Even beyond the pure digitization or digital provision of sources and information, Leo strove to merge data and optimize existing processes. German Lost Art Foundation at the Zentralinstitut für Kunstgeschichte (Central Institute for Art History) in Munich. From the statistical processing of the Viennese housing auctions from 1938 onwards, to the storage of cultural property, to the ‘residual utilization‘ of Austria in dealing with the objects ‘left over’ after 1945: He could become almost pedantic when it came to the inaccurate documentation of provenance information and its provenance, ergo the provenance of provenance, to which he dedicated one of his many publications.
Leo was keen to make this knowledge and these structures available to all researchers and to participate in the development of digital platforms for the reconstruction of historical structures. As co-founder of the AG Digitale Provenienzforschung in 2018, he organized the workshop Digitale Provenienzforschung in cooperation with the Institute of History at the University of Vienna and participated in the conception of projects such as the image search in auction catalogs of the Landschaftsverband Rheinland in cooperation with the Fraunhofer Institute for Production Systems and Design Technology and the Arbeitskreis Provenienzforschung e. V. Most recently, he advised the pilot project on the Adolphe Schloss Collection of the Jewish Digital Cultural Recovery Project.

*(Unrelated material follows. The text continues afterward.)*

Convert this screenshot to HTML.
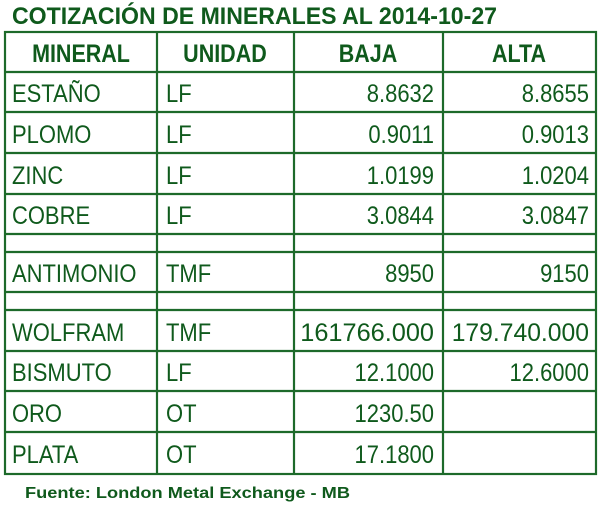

Hardly anyone handled his sources so liberally, was so generous with information and resources – usability and results were always more important to him than anything else. When we researchers needed something from Vienna, Leo did not hesitate to find it and make it available; when survivors and descendants of those persecuted in National Socialism needed help, he was a sensitive and supportive first point of contact who, with his broad expertise and data trove, was always able to initiate first steps and establish a connection in the community. Technical conversations and discussions with him could last late into the night and yet never became dull for a second.
Leo was a workhorse, his notebook permanently at hand or on his lap, and yet at the same time he was also a relaxed bon vivant and gourmet who always had an open ear for all concerns – both professional and private. After a convivial evening, he liked to sit down at his desk once again and the next morning present the solution to a problem that you often didn’t even know you had.
Sometimes we are at a loss for words as to how we will miss you, dear Leo!
Our deepest sympathy goes to his partner and his relatives. Please send letters of condolence to the Austrian Commission for Provenance Research at the Federal Ministry of Education, Art and Culture, Public Service and Sport in Vienna. They will be published on the Commission’s website.